Top representatives of the Greek "Troika" stoutly defended the focus of the Greek bailout programme on Tuesday and insisted that Greece must raise its game on economic reforms, political unity and tackling vested interests, or risk failure. MEPs advocated a socially fairer and more growth-oriented programme and asked about contingency plans.

In this rare in-depth debate on the Troika's actions in Greece, jointly organised by Parliament's Economic and Monetary Affairs and Employment and Social Affairs committees, it was immediately clear that all Troika representatives had come armed with warnings. 

"It is not fair to fair to put blame for the problems Greece is facing on those who have come to help after the damage was done...  at the end of the day, it is the Greeks themselves who need to take the action to reform their country and carry the responsibility for it", Commissioner Olli Rehn said in his opening remarks.

IMF deputy director Poul Thomsen, and ECB Executive Board Member Jorg Asmussen also reiterated that the ball was firmly in the Greek authorities' court, and that major structural reforms and wage reductions are the only option.

Plan B

MEPs asked for more information on a "plan B" to cope with a possible failure of the programme.

"Are we not denying reality by not planning contingencies?" asked Philippe Lamberts (Greens, BE).  Similarly, Jean Paul Gauzès (EPP, FR), asked how the scenario would look if the Greek elections  provided only a slim majority in favour of the reforms.

"It is best to think about our plan A and stick to it" Mr Asmussen replied, openly conceding however that "there is no guarantee that the programme will work... we face an exceptionally high implementation risk with this programme." 

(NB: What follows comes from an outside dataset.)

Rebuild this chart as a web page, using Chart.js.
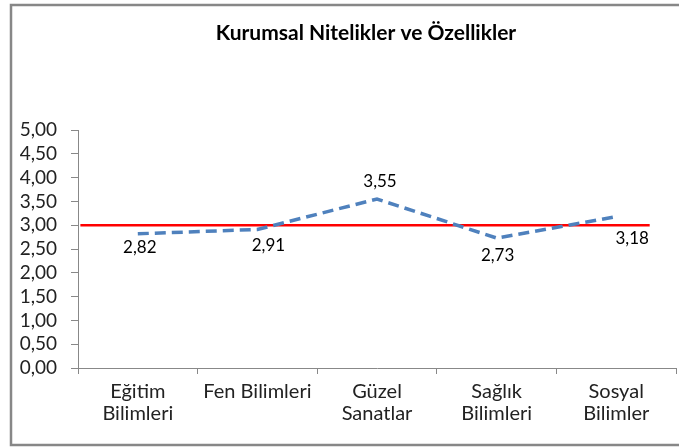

Mr Thomsen suggested a possible fallback would be that the EU would "continue standing by Greece provided that the right efforts were made".

A more intelligent programme

Many MEPs argued that the programme needed a stronger social and growth dimension.

Robert Goebbels (S&D, LU), led a large group of MEPs calling for a better balance between growth and fiscal consolidation: "A more intelligent policy mix is needed.  Until now the programme is strong on consolidation but weak on growth", he said. 

Various other MEPs also did not take kindly to the Troika representatives' comments on the need to cut wages further, with Nicolaos Chountis (GUE, EL), accusing the programme of "reducing Greeks to South East Asian conditions".  Finally, many MEPs called for specific actions on education and employment.  Nadja Hirsch (ALDE, DE), warned that a generation of youth risked being lost.

All Troika representatives defended the programme's social and growth credentials, but insisted that  recovery depended on tough reforms.  "There are no more easy measures left for Greece.  It is time for deep structural reform", Mr Thomsen said. 

Mr Asmussen also stressed that it was crucial to weed out vested interests from the economic system.  All argued that wage reductions were the best way to ensure competitiveness while remaining within the Eurozone.  Mr Thomsen did admit, however, that the programme had to be better than its predecessor at spreading the burden fairly.

A question of democratic accountability

Both committee chairs highlighted the need for accountability.  "This meeting should help in providing some accountability and transparency which has often been lacking" said Sharon Bowles (ALDE, UK). 

"If actions in this area are not transparent and cannot be evaluated they will never work", warned Pervenche Berès (S&D, FR), adding that open discussions should have been held before the programme was formulated.